It seems like everywhere I go online, at least in the 'genre' of blogs I like to read, almost everyone homeschools. I am so amazed at how these many mothers put forth such great effort to give their children the best education possible. Yet, the idea overwhelms me.
When I was little I wanted to teach and I continued wanting to be a teacher until I graduated. But now that I have nearing school age children, um, I don't want to. Why? I am barely able to do the basics of homekeeping right now. How on earth would I school two children, one with special needs, with a preschooler and a newborn next year? How would I do that and keep house, do laundry, cook good meals, exercise, pay attention to hubby and have free time to blog etc.?? I admit, I can be a lazy person at times, especially now. Deep down I want to be busy, but it's just not possible at this point in my life.
I just honestly do not have the desire to homeschool. Does that make me less of a Christian or a negligent mom? I know that times have changed in the last 20 years, but I went to public school until highschool. I learned a lot! I got a good education and made some great friends. I had lots of opportunities and never got mixed in with the wrong crowd. Same goes for my sister. And my husband, and his siblings and other friends. Sure, we live in the Bible Belt of America, and in small towns as well, which probably plays a big part. I wasn't sheltered away from the crude things in life, I just had sense enough to avoid it.

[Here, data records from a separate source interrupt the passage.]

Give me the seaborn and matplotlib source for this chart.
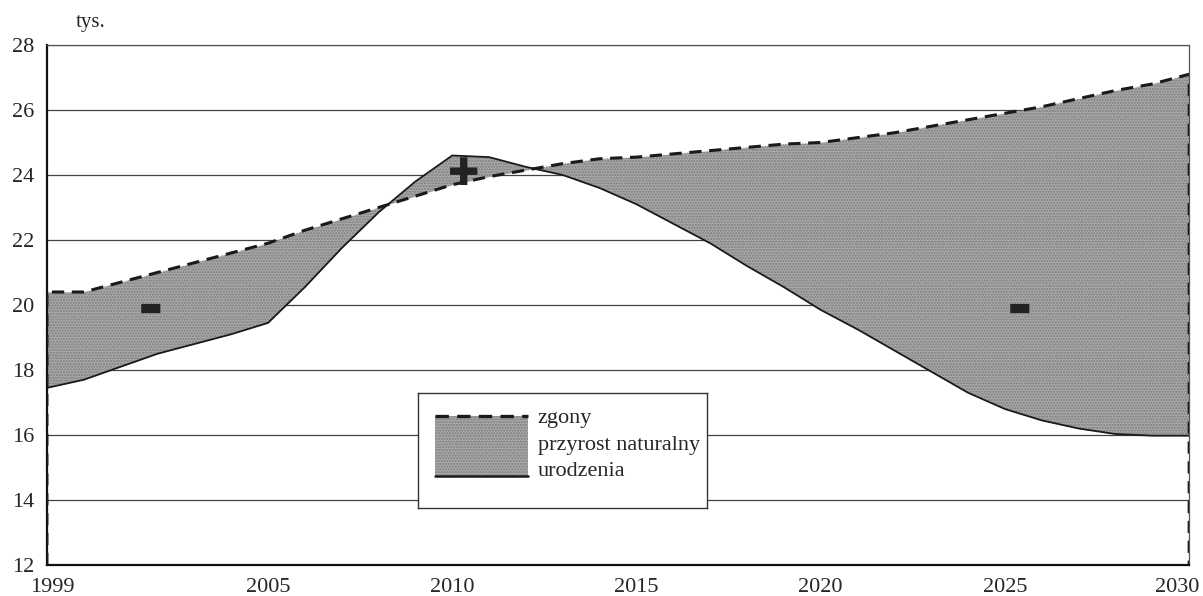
import numpy as np
import pandas as pd
import matplotlib
matplotlib.use("Agg")
import matplotlib.pyplot as plt
import matplotlib.transforms as mtrans
import seaborn as sns

# lata prognozy
years = list(range(1999, 2031))

# zgony (tys.)
deaths = [20.4, 20.4, 20.7, 21.0, 21.3, 21.6, 21.9, 22.3, 22.65, 23.0,
          23.35, 23.7, 23.95, 24.15, 24.35, 24.5, 24.55, 24.65, 24.75, 24.85,
          24.95, 25.0, 25.15, 25.3, 25.5, 25.7, 25.9, 26.1, 26.35, 26.6,
          26.8, 27.1]

# urodzenia (tys.)
births = [17.45, 17.7, 18.1, 18.5, 18.8, 19.1, 19.45, 20.55, 21.75, 22.85,
          23.8, 24.6, 24.55, 24.25, 24.0, 23.6, 23.1, 22.5, 21.9, 21.2,
          20.55, 19.85, 19.25, 18.6, 17.95, 17.3, 16.8, 16.45, 16.2, 16.03,
          15.98, 15.98]

xtick_labels = [1999, 2005, 2010, 2015, 2020, 2025, 2030]
ytick_labels = [12, 14, 16, 18, 20, 22, 24, 26, 28]
legend_labels = ["zgony", "przyrost naturalny", "urodzenia"]

df = pd.DataFrame({"rok": years, "zgony": deaths, "urodzenia": births})

sns.set_style("white")
plt.rcParams["font.family"] = ["Liberation Serif", "DejaVu Serif"]

fig = plt.figure(figsize=(12.03, 5.96), dpi=100)
ax = fig.add_axes([0.039, 0.052, 0.9495, 0.8725])

fill_col = "#a9a9a9"
ax.fill_between(df["rok"], df["urodzenia"], df["zgony"], color=fill_col, lw=0, zorder=2)
ax.fill_between(df["rok"], df["urodzenia"], df["zgony"], facecolor="none",
                edgecolor="#7c7c7c", hatch="......", lw=0, zorder=2)

# zgony - linia przerywana, z krawedziami do osi
edge = pd.DataFrame({"rok": [years[0]] + years + [years[-1]],
                     "val": [ytick_labels[0]] + deaths + [ytick_labels[0]]})
ax.plot(edge["rok"], edge["val"], color="#1a1a1a", lw=2.2, ls=(0, (4, 2.5)), zorder=4)
sns.lineplot(data=df, x="rok", y="urodzenia", color="#1a1a1a", lw=1.3, ax=ax, zorder=4)

ax.set_xlim(years[0], years[-1])
ax.set_ylim(ytick_labels[0], ytick_labels[-1])
ax.set_xticks(xtick_labels)
ax.set_xticks(years, minor=True)
ax.set_yticks(ytick_labels)
ax.set_xticklabels([str(v) for v in xtick_labels], fontsize=16)
ax.set_yticklabels([str(v) for v in ytick_labels], fontsize=16)
ax.tick_params(axis="x", which="both", direction="out", length=4, width=1.2, color="#222", pad=5)
ax.tick_params(axis="y", direction="out", length=4, width=1.2, color="#222", pad=5)
# krańcowe etykiety lekko przesunięte jak w oryginale
xl = ax.get_xticklabels()
xl[0].set_transform(xl[0].get_transform() + mtrans.ScaledTranslation(5 / 100, 0, fig.dpi_scale_trans))
xl[-1].set_transform(xl[-1].get_transform() + mtrans.ScaledTranslation(-12 / 100, 0, fig.dpi_scale_trans))
ax.set_xlabel("")
ax.set_ylabel("")
ax.grid(axis="y", color="#444", lw=0.9, zorder=1)
ax.set_axisbelow(True)
for s in ["left", "bottom"]:
    ax.spines[s].set_color("#111")
    ax.spines[s].set_linewidth(1.6)
for s in ["top", "right"]:
    ax.spines[s].set_color("#555")
    ax.spines[s].set_linewidth(0.9)

fig.text(0.075, 0.962, "tys.", fontsize=15, ha="center", va="center")

# znaki przyrostu
for xx, yy in [(2001.8, 19.9), (2025.4, 19.9)]:
    ax.text(xx, yy, "\u25ac", fontsize=18, family="DejaVu Sans",
            ha="center", va="center", color="#222", zorder=5)
ax.text(2010.3, 24.0, "\u271a", fontsize=27, family="DejaVu Sans",
        ha="center", va="center", color="#222", zorder=5)

# legenda
lax = fig.add_axes([0.3475, 0.1477, 0.240, 0.193])
lax.set_xlim(0, 1)
lax.set_ylim(0, 1)
lax.set_xticks([])
lax.set_yticks([])
for s in lax.spines.values():
    s.set_color("#333")
    s.set_linewidth(1.0)
lax.fill_between([0.06, 0.38], [0.28, 0.28], [0.80, 0.80], color=fill_col, lw=0)
lax.fill_between([0.06, 0.38], [0.28, 0.28], [0.80, 0.80], facecolor="none",
                 edgecolor="#7c7c7c", hatch="......", lw=0)
lax.plot([0.06, 0.38], [0.80, 0.80], color="#1a1a1a", lw=2.4, ls=(0, (4, 2.5)))
lax.plot([0.06, 0.38], [0.28, 0.28], color="#1a1a1a", lw=1.8)
for lbl, yy in zip(legend_labels, [0.78, 0.545, 0.32]):
    lax.text(0.415, yy, lbl, fontsize=16, ha="left", va="center", transform=lax.transAxes)

plt.savefig("out.png", dpi=100)
plt.close()
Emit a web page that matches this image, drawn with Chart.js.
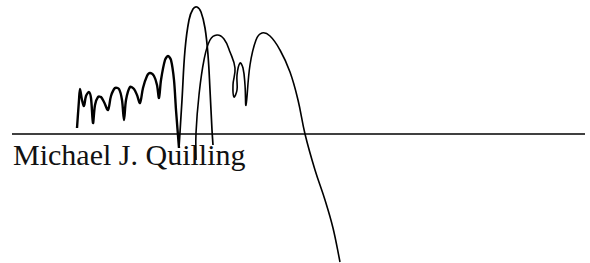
<!DOCTYPE html>
<html>
<head>
<meta charset="utf-8">
<script src="https://cdn.jsdelivr.net/npm/chart.js@4.4.1/dist/chart.umd.min.js"></script>
<style>
  html, body { margin: 0; padding: 0; background: #fff; }
  #wrap { position: relative; width: 590px; height: 263px; }
  #name {
    position: absolute; left: 13px; top: 140px;
    font-family: "Liberation Serif", "Times New Roman", serif;
    font-size: 30px; line-height: 30px; color: #111; white-space: nowrap;
  }
  canvas { position: absolute; left: 0; top: 0; }
</style>
</head>
<body>
<div id="wrap">
  <div id="name">Michael J. Quilling</div>
  <canvas id="sig" width="590" height="263"></canvas>
</div>
<script>
// signature line
const lineX = [12, 585];
const lineY = [134, 134];

// first pen stroke: the small humps
const strokeAX = [77, 79, 80, 82, 84, 86, 89, 91, 93, 95, 98, 101, 104, 108, 111, 115, 119, 122, 124, 126, 130, 134, 137, 140, 143, 147, 150, 154, 157, 159, 161, 165, 168, 171, 174, 176, 179];
const strokeAY = [128, 100, 89, 100, 106, 96, 92, 98, 123, 105, 97, 97, 102, 110, 96, 88, 89, 100, 120, 100, 87, 89, 95, 103, 88, 76, 73, 76, 85, 98, 80, 60, 56, 60, 80, 110, 148];

// the tall loop that follows
const loopX = [179, 182, 185, 189, 193, 197, 201, 205, 208, 210, 212, 213];
const loopY = [148, 100, 50, 20, 9, 7, 12, 28, 55, 90, 130, 145];

// second pen stroke: second loop, little curl, last hump and the long tail
const strokeBX = [196, 196, 199, 204, 210, 217, 224, 230, 235, 233, 234, 237, 237, 240, 243, 245, 246, 250, 256, 262, 270, 280, 290, 298, 305, 315, 325, 333, 340];
const strokeBY = [160, 133, 95, 60, 40, 35, 39, 52, 68, 85, 97, 90, 75, 63, 68, 85, 105, 65, 40, 33, 36, 50, 72, 100, 134, 170, 200, 228, 262];

function toPoints(xs, ys) {
    return xs.map((x, i) => ({ x: x, y: ys[i] }));
}

function penStroke(xs, ys, width, tension) {
    return {
        data: toPoints(xs, ys),
        showLine: true,
        borderColor: '#000',
        borderWidth: width,
        pointRadius: 0,
        tension: tension,
        fill: false,
        clip: false
    };
}

const ctx = document.getElementById('sig').getContext('2d');
new Chart(ctx, {
    type: 'scatter',
    data: {
        datasets: [
            penStroke(lineX, lineY, 1.5, 0),
            penStroke(strokeAX, strokeAY, 2.4, 0.3),
            penStroke(loopX, loopY, 1.7, 0.4),
            penStroke(strokeBX, strokeBY, 1.6, 0.4)
        ]
    },
    options: {
        responsive: false,
        animation: false,
        layout: { padding: 0 },
        plugins: { legend: { display: false }, tooltip: { enabled: false } },
        scales: {
            x: { type: 'linear', min: 0, max: 590, display: false },
            y: { type: 'linear', min: 0, max: 263, reverse: true, display: false }
        }
    }
});
</script>
</body>
</html>
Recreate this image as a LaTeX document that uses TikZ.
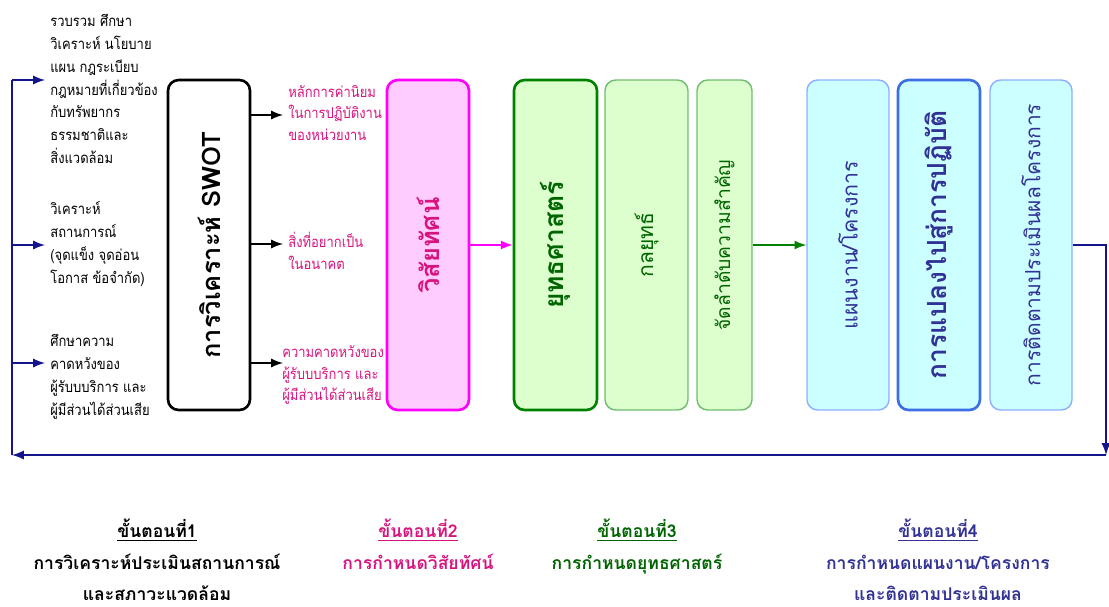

In my ideal setting, when my girls are all old enough to really take things seriously, yes I would like to homeschool. I want them to learn to run a household and learn lots of other skills they won't at public school. I want to mold them and teach them myself as well. I just can't envision myself doing that now, when they're so little. It would just seem like a huge chore.
However, I don't like not being very involved in Leiah's daily life. Her teacher reports to me what she is working on and how she is doing, but I never get to see her in action. I want to be invisible so I can sneak up there and observe without anyone knowing :) And it seems to be true for my children, but they do better with someone other than me. They pay attention better and try a lot harder with someone else, probably because they're with me all the time.
I think homeschooling is great and that if people want to do it they should. Children do seem more educated and more well adjusted to the reality of life. But, it's not everyone's path. Maybe it will be mine someday, but at this point we'll be doing regular school.